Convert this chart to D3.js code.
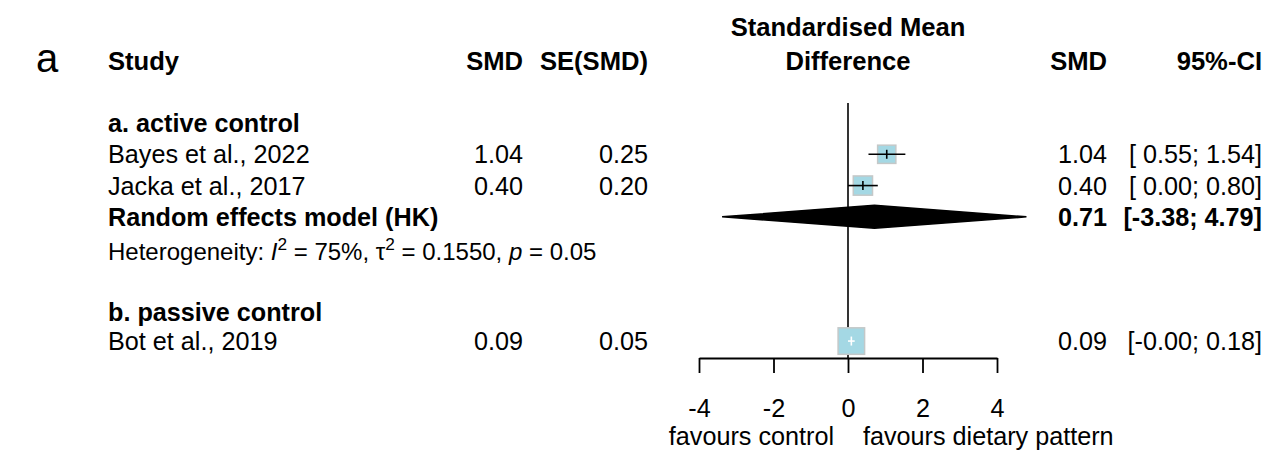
<!DOCTYPE html>
<html><head><meta charset="utf-8">
<script src="https://cdn.jsdelivr.net/npm/d3@7"></script>
<style>
html,body{margin:0;padding:0;background:#fff;}
svg text{font-family:"Liberation Sans",Arial,sans-serif;fill:#000;white-space:pre;}
</style></head>
<body>
<svg id="chart" width="1274" height="455"></svg>
<script>
// ---- data ----
const groups = ["a. active control", "b. passive control"];
const studies = ["Bayes et al., 2022", "Jacka et al., 2017", "Bot et al., 2019"];
const studyGroup = [0, 0, 1];
const smd = [1.04, 0.40, 0.09];
const se = [0.25, 0.20, 0.05];
const ciLow = [0.55, 0.00, -0.00];
const ciHigh = [1.54, 0.80, 0.18];
const ciText = ["[ 0.55; 1.54]", "[ 0.00; 0.80]", "[-0.00; 0.18]"];
const weights = [47.3, 52.7, 100];
const pooledLabel = "Random effects model (HK)";
const pooledSMD = 0.71;
const pooledLow = -3.38;
const pooledHigh = 4.79;
const pooledCIText = "[-3.38; 4.79]";
const hetI2 = "75%", hetTau2 = "0.1550", hetP = "0.05";
const tickValues = [-4, -2, 0, 2, 4];
const labelLeft = "favours control";
const labelRight = "favours dietary pattern";

// row indices (layout order)
const rowGroupA = 0, rowStudies = [1, 2, 6.97], rowPooled = 3, rowHet = 4, rowGroupB = 6.05;

const svg = d3.select("#chart");
const FS = 25.2;   // regular text
const FB = 25.6;   // bold header text

const x = d3.scaleLinear().domain([-4, 4]).range([699, 997]);
const y = d3.scaleLinear().domain([0, 7]).range([123, 342]);
const sq = d3.scaleSqrt().domain([0, 100]).range([0, 26.5]);
const axisY = 358;

const base = v => y(v) + FS * 0.355;

// panel letter
svg.append("text").attr("x", 36).attr("y", 72).attr("font-size", 40).text("a");

// headers
const hdrY = base(-2) + 1;
const hdr = (t, xx, anchor) => svg.append("text").attr("x", xx).attr("y", hdrY)
  .attr("font-size", FB).attr("font-weight", "bold").attr("text-anchor", anchor).text(t);
hdr("Study", 108, "start");
hdr("SMD", 523, "end");
hdr("SE(SMD)", 648, "end");
hdr("Difference", x(0), "middle");
hdr("SMD", 1107, "end");
hdr("95%-CI", 1262, "end");
svg.append("text").attr("x", x(0)).attr("y", 36).attr("font-size", FB)
  .attr("font-weight", "bold").attr("text-anchor", "middle").text("Standardised Mean");

// group labels
[rowGroupA, rowGroupB].forEach((r, i) => {
  svg.append("text").attr("x", 108).attr("y", base(r)).attr("font-size", FS)
    .attr("font-weight", "bold").text(groups[i]);
});

// reference line at 0
svg.append("line").attr("x1", x(0)).attr("x2", x(0)).attr("y1", 103).attr("y2", axisY)
  .attr("stroke", "#000").attr("stroke-width", 1.6);

// studies
studies.forEach((s, i) => {
  const r = rowStudies[i];
  const by = base(r);
  svg.append("text").attr("x", 108).attr("y", by).attr("font-size", FS).text(s);
  svg.append("text").attr("x", 523).attr("y", by).attr("font-size", FS).attr("text-anchor", "end").text(smd[i].toFixed(2));
  svg.append("text").attr("x", 648).attr("y", by).attr("font-size", FS).attr("text-anchor", "end").text(se[i].toFixed(2));
  svg.append("text").attr("x", 1107).attr("y", by).attr("font-size", FS).attr("text-anchor", "end").text(smd[i].toFixed(2));
  svg.append("text").attr("x", 1262).attr("y", by).attr("font-size", FS).attr("text-anchor", "end").text(ciText[i]);

  const cy = y(r);
  const side = sq(weights[i]);
  svg.append("rect").attr("x", x(smd[i]) - side / 2).attr("y", cy - side / 2)
    .attr("width", side).attr("height", side)
    .attr("fill", "#a4d8e4").attr("stroke", "#c4c8c8").attr("stroke-width", 1.5);
  const inside = (x(ciHigh[i]) - x(ciLow[i])) < side;
  const col = inside ? "#fff" : "#000";
  svg.append("line").attr("x1", x(ciLow[i])).attr("x2", x(ciHigh[i])).attr("y1", cy).attr("y2", cy)
    .attr("stroke", col).attr("stroke-width", 1.6);
  svg.append("line").attr("x1", x(smd[i])).attr("x2", x(smd[i])).attr("y1", cy - 4.5).attr("y2", cy + 4.5)
    .attr("stroke", col).attr("stroke-width", 1.6);
});

// pooled
{
  const by = base(rowPooled);
  svg.append("text").attr("x", 108).attr("y", by).attr("font-size", FS).attr("font-weight", "bold").text(pooledLabel);
  svg.append("text").attr("x", 1107).attr("y", by).attr("font-size", FS).attr("font-weight", "bold").attr("text-anchor", "end").text(pooledSMD.toFixed(2));
  svg.append("text").attr("x", 1262).attr("y", by).attr("font-size", FS).attr("font-weight", "bold").attr("text-anchor", "end").text(pooledCIText);
  const cy = y(rowPooled), h = 11.5;
  const pts = [[x(pooledLow), cy], [x(pooledSMD), cy - h], [x(pooledHigh), cy], [x(pooledSMD), cy + h]];
  svg.append("path").attr("d", d3.line()(pts) + "Z").attr("fill", "#000").attr("stroke", "#000").attr("stroke-width", 1.5);
}

// heterogeneity
{
  const hf = 24;
  const t = svg.append("text").attr("x", 108).attr("y", y(rowHet) + 12).attr("font-size", hf);
  t.append("tspan").text("Heterogeneity: ");
  t.append("tspan").attr("font-style", "italic").text("I");
  t.append("tspan").attr("font-size", hf * 0.72).attr("dy", -10).text("2");
  t.append("tspan").attr("dy", 10).text(" = " + hetI2 + ", τ");
  t.append("tspan").attr("font-size", hf * 0.72).attr("dy", -10).text("2");
  t.append("tspan").attr("dy", 10).text(" = " + hetTau2 + ", ");
  t.append("tspan").attr("font-style", "italic").text("p");
  t.append("tspan").text(" = " + hetP);
}

// axis
const axis = d3.axisBottom(x).tickValues(tickValues).tickSize(15).tickSizeOuter(0).tickPadding(26)
  .tickFormat(d3.format("d"));
const ag = svg.append("g").attr("transform", `translate(0,${axisY})`).call(axis);
ag.select(".domain").attr("stroke", "#000").attr("stroke-width", 1.8);
ag.selectAll(".tick line").attr("stroke", "#000").attr("stroke-width", 1.8);
ag.selectAll(".tick text").attr("font-size", FS).attr("fill", "#000")
  .style("font-family", '"Liberation Sans",Arial,sans-serif')
  .text(d => d < 0 ? "-" + Math.abs(d) : String(d));

svg.append("text").attr("x", x(0) - 14).attr("y", 445).attr("font-size", FS).attr("text-anchor", "end").text(labelLeft);
svg.append("text").attr("x", x(0) + 15).attr("y", 445).attr("font-size", FS).attr("text-anchor", "start").text(labelRight);
</script>
</body></html>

### Request
Transcribe the material exactly, and leave out whatever pictures it holds.

### Final result
Convert this chart to D3.js code.
<!DOCTYPE html>
<html><head><meta charset="utf-8">
<script src="https://cdn.jsdelivr.net/npm/d3@7"></script>
<style>
html,body{margin:0;padding:0;background:#fff;}
svg text{font-family:"Liberation Sans",Arial,sans-serif;fill:#000;white-space:pre;}
</style></head>
<body>
<svg id="chart" width="1274" height="455"></svg>
<script>
// ---- data ----
const groups = ["a. active control", "b. passive control"];
const studies = ["Bayes et al., 2022", "Jacka et al., 2017", "Bot et al., 2019"];
const studyGroup = [0, 0, 1];
const smd = [1.04, 0.40, 0.09];
const se = [0.25, 0.20, 0.05];
const ciLow = [0.55, 0.00, -0.00];
const ciHigh = [1.54, 0.80, 0.18];
const ciText = ["[ 0.55; 1.54]", "[ 0.00; 0.80]", "[-0.00; 0.18]"];
const weights = [47.3, 52.7, 100];
const pooledLabel = "Random effects model (HK)";
const pooledSMD = 0.71;
const pooledLow = -3.38;
const pooledHigh = 4.79;
const pooledCIText = "[-3.38; 4.79]";
const hetI2 = "75%", hetTau2 = "0.1550", hetP = "0.05";
const tickValues = [-4, -2, 0, 2, 4];
const labelLeft = "favours control";
const labelRight = "favours dietary pattern";

// row indices (layout order)
const rowGroupA = 0, rowStudies = [1, 2, 6.97], rowPooled = 3, rowHet = 4, rowGroupB = 6.05;

const svg = d3.select("#chart");
const FS = 25.2;   // regular text
const FB = 25.6;   // bold header text

const x = d3.scaleLinear().domain([-4, 4]).range([699, 997]);
const y = d3.scaleLinear().domain([0, 7]).range([123, 342]);
const sq = d3.scaleSqrt().domain([0, 100]).range([0, 26.5]);
const axisY = 358;

const base = v => y(v) + FS * 0.355;

// panel letter
svg.append("text").attr("x", 36).attr("y", 72).attr("font-size", 40).text("a");

// headers
const hdrY = base(-2) + 1;
const hdr = (t, xx, anchor) => svg.append("text").attr("x", xx).attr("y", hdrY)
  .attr("font-size", FB).attr("font-weight", "bold").attr("text-anchor", anchor).text(t);
hdr("Study", 108, "start");
hdr("SMD", 523, "end");
hdr("SE(SMD)", 648, "end");
hdr("Difference", x(0), "middle");
hdr("SMD", 1107, "end");
hdr("95%-CI", 1262, "end");
svg.append("text").attr("x", x(0)).attr("y", 36).attr("font-size", FB)
  .attr("font-weight", "bold").attr("text-anchor", "middle").text("Standardised Mean");

// group labels
[rowGroupA, rowGroupB].forEach((r, i) => {
  svg.append("text").attr("x", 108).attr("y", base(r)).attr("font-size", FS)
    .attr("font-weight", "bold").text(groups[i]);
});

// reference line at 0
svg.append("line").attr("x1", x(0)).attr("x2", x(0)).attr("y1", 103).attr("y2", axisY)
  .attr("stroke", "#000").attr("stroke-width", 1.6);

// studies
studies.forEach((s, i) => {
  const r = rowStudies[i];
  const by = base(r);
  svg.append("text").attr("x", 108).attr("y", by).attr("font-size", FS).text(s);
  svg.append("text").attr("x", 523).attr("y", by).attr("font-size", FS).attr("text-anchor", "end").text(smd[i].toFixed(2));
  svg.append("text").attr("x", 648).attr("y", by).attr("font-size", FS).attr("text-anchor", "end").text(se[i].toFixed(2));
  svg.append("text").attr("x", 1107).attr("y", by).attr("font-size", FS).attr("text-anchor", "end").text(smd[i].toFixed(2));
  svg.append("text").attr("x", 1262).attr("y", by).attr("font-size", FS).attr("text-anchor", "end").text(ciText[i]);

  const cy = y(r);
  const side = sq(weights[i]);
  svg.append("rect").attr("x", x(smd[i]) - side / 2).attr("y", cy - side / 2)
    .attr("width", side).attr("height", side)
    .attr("fill", "#a4d8e4").attr("stroke", "#c4c8c8").attr("stroke-width", 1.5);
  const inside = (x(ciHigh[i]) - x(ciLow[i])) < side;
  const col = inside ? "#fff" : "#000";
  svg.append("line").attr("x1", x(ciLow[i])).attr("x2", x(ciHigh[i])).attr("y1", cy).attr("y2", cy)
    .attr("stroke", col).attr("stroke-width", 1.6);
  svg.append("line").attr("x1", x(smd[i])).attr("x2", x(smd[i])).attr("y1", cy - 4.5).attr("y2", cy + 4.5)
    .attr("stroke", col).attr("stroke-width", 1.6);
});

// pooled
{
  const by = base(rowPooled);
  svg.append("text").attr("x", 108).attr("y", by).attr("font-size", FS).attr("font-weight", "bold").text(pooledLabel);
  svg.append("text").attr("x", 1107).attr("y", by).attr("font-size", FS).attr("font-weight", "bold").attr("text-anchor", "end").text(pooledSMD.toFixed(2));
  svg.append("text").attr("x", 1262).attr("y", by).attr("font-size", FS).attr("font-weight", "bold").attr("text-anchor", "end").text(pooledCIText);
  const cy = y(rowPooled), h = 11.5;
  const pts = [[x(pooledLow), cy], [x(pooledSMD), cy - h], [x(pooledHigh), cy], [x(pooledSMD), cy + h]];
  svg.append("path").attr("d", d3.line()(pts) + "Z").attr("fill", "#000").attr("stroke", "#000").attr("stroke-width", 1.5);
}

// heterogeneity
{
  const hf = 24;
  const t = svg.append("text").attr("x", 108).attr("y", y(rowHet) + 12).attr("font-size", hf);
  t.append("tspan").text("Heterogeneity: ");
  t.append("tspan").attr("font-style", "italic").text("I");
  t.append("tspan").attr("font-size", hf * 0.72).attr("dy", -10).text("2");
  t.append("tspan").attr("dy", 10).text(" = " + hetI2 + ", τ");
  t.append("tspan").attr("font-size", hf * 0.72).attr("dy", -10).text("2");
  t.append("tspan").attr("dy", 10).text(" = " + hetTau2 + ", ");
  t.append("tspan").attr("font-style", "italic").text("p");
  t.append("tspan").text(" = " + hetP);
}

// axis
const axis = d3.axisBottom(x).tickValues(tickValues).tickSize(15).tickSizeOuter(0).tickPadding(26)
  .tickFormat(d3.format("d"));
const ag = svg.append("g").attr("transform", `translate(0,${axisY})`).call(axis);
ag.select(".domain").attr("stroke", "#000").attr("stroke-width", 1.8);
ag.selectAll(".tick line").attr("stroke", "#000").attr("stroke-width", 1.8);
ag.selectAll(".tick text").attr("font-size", FS).attr("fill", "#000")
  .style("font-family", '"Liberation Sans",Arial,sans-serif')
  .text(d => d < 0 ? "-" + Math.abs(d) : String(d));

svg.append("text").attr("x", x(0) - 14).attr("y", 445).attr("font-size", FS).attr("text-anchor", "end").text(labelLeft);
svg.append("text").attr("x", x(0) + 15).attr("y", 445).attr("font-size", FS).attr("text-anchor", "start").text(labelRight);
</script>
</body></html>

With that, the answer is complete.